By Donald S. Cucuzzella, MA
School of Applied Science and Technology
Students have frequently contacted me about pursuing a second degree, whether it is a second associates or bachelor’s degree. Perhaps they want to gain new skills and broaden their knowledge in two different fields. Other times, students are looking to make a career change and have identified that a second bachelor’s degree can help them in that goal. It’s important to assess which situation best fits your academic and professional goals, and decide if a second degree, second area of study or graduate degree is a better choice for you.
If you are transferring in a large amount of college credits, it makes sense to get the most out of those credits. However, you must also meet all the requirements to earn any degree, which can significantly increase the amount of time and money you spend on its pursuit. So how do you know which academic avenue to take? Consider your options and the requirements:
Second Associate Degree
If you wish to earn a second associate degree at Thomas Edison State College, and have already earned one at the College or at another regionally accredited institution, you must complete a minimum of 12 additional credits beyond the date your most recent associate degree was completed. You must also satisfy all the requirements of the degree as indicated in the Thomas Edison State College Catalog.
Second Bachelor’s Degree
If you have earned a previous bachelor’s degree, and wish to pursue a second, you must complete a minimum of 24 additional credits in the area of study/core beyond the date your most recent bachelor’s degree was completed. You must also complete all the degree requirements indicated in the Thomas Edison State College Catalog.
If you have earned your first bachelor’s from the College, you must apply again for the second degree, however, your application fee is waived. Whether you earned your first bachelor’s degree at the College or at another institution, the application process still requires an academic evaluation of your transferred credit with room for at least 24 credits relative to your area of study.
Two Areas of Study Within One Degree
Similar to declaring a double major, you are able to pursue a second area of study within your degree program. For example, you can complete a Bachelor of Arts in History and a Bachelor of Arts in English – you would only need to complete the Area of Study requirements as outlined in the program’s credit distribution guide – because your general education requirements would remain the same (as opposed to pursuing a second degree, where you would need to fulfill another set of general education requirements). No more than 9 credits that are used in the first area of study may be used for the second area of study. All related required credits for each area of study, as well as all degree requirements, must be met at the same time. To pursue this, all you have to do is contact your academic advisor, and it will be added to your degree plan.

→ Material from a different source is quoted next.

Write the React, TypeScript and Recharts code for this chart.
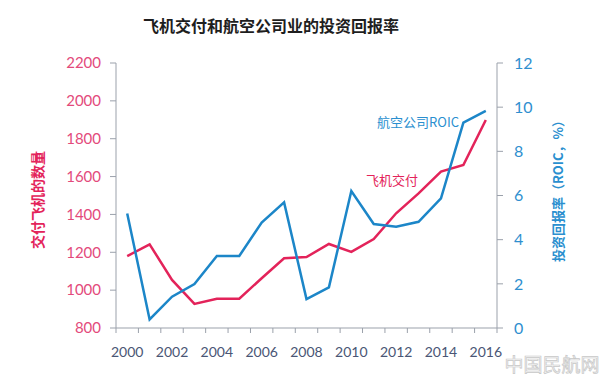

Bachelor’s to Master’s Program
As a student at Thomas Edison State College, you are able to earn 9 graduate credits that will apply to both your bachelor’s degree and a master’s degree at the College. If you are serious about earning a master’s degree, this program gives you a 9-credit head start toward that goal. You can apply for the program if you are an enrolled undergraduate student with at least 60 undergraduate credits toward a bachelor’s degree at the College, a minimum 3.0 GPA and at least three years of degree program relevant experience. If admitted, you are eligible to take your first graduate course after you have completed 90 credits toward your undergraduate degree with an overall GPA of 3.0. Learn more about the Bachelor’s to Master’s Program here.
So you can see, a student would have to complete an additional 24 credits at minimum to complete a second bachelor’s degree. For that reason, whenever students have asked for my advice on the subject, I have always suggested they pursue a Master’s degree. My experience has led me to believe that an employer would rather see a degree progression (i.e. Associate to Bachelor’s to Master’s) than two degrees at the same academic level. If you are willing to put the time and money into pursuing an additional 24 credits for a second bachelor’s, then I would consider it a better use of your resources to pursue a Master’s degree at 36 credits. However, sometimes it is a better move professionally to obtain a second degree. Whatever you choose, always discuss your degree changes, plans and options with your academic advisor. They are there to help you with whichever path you choose.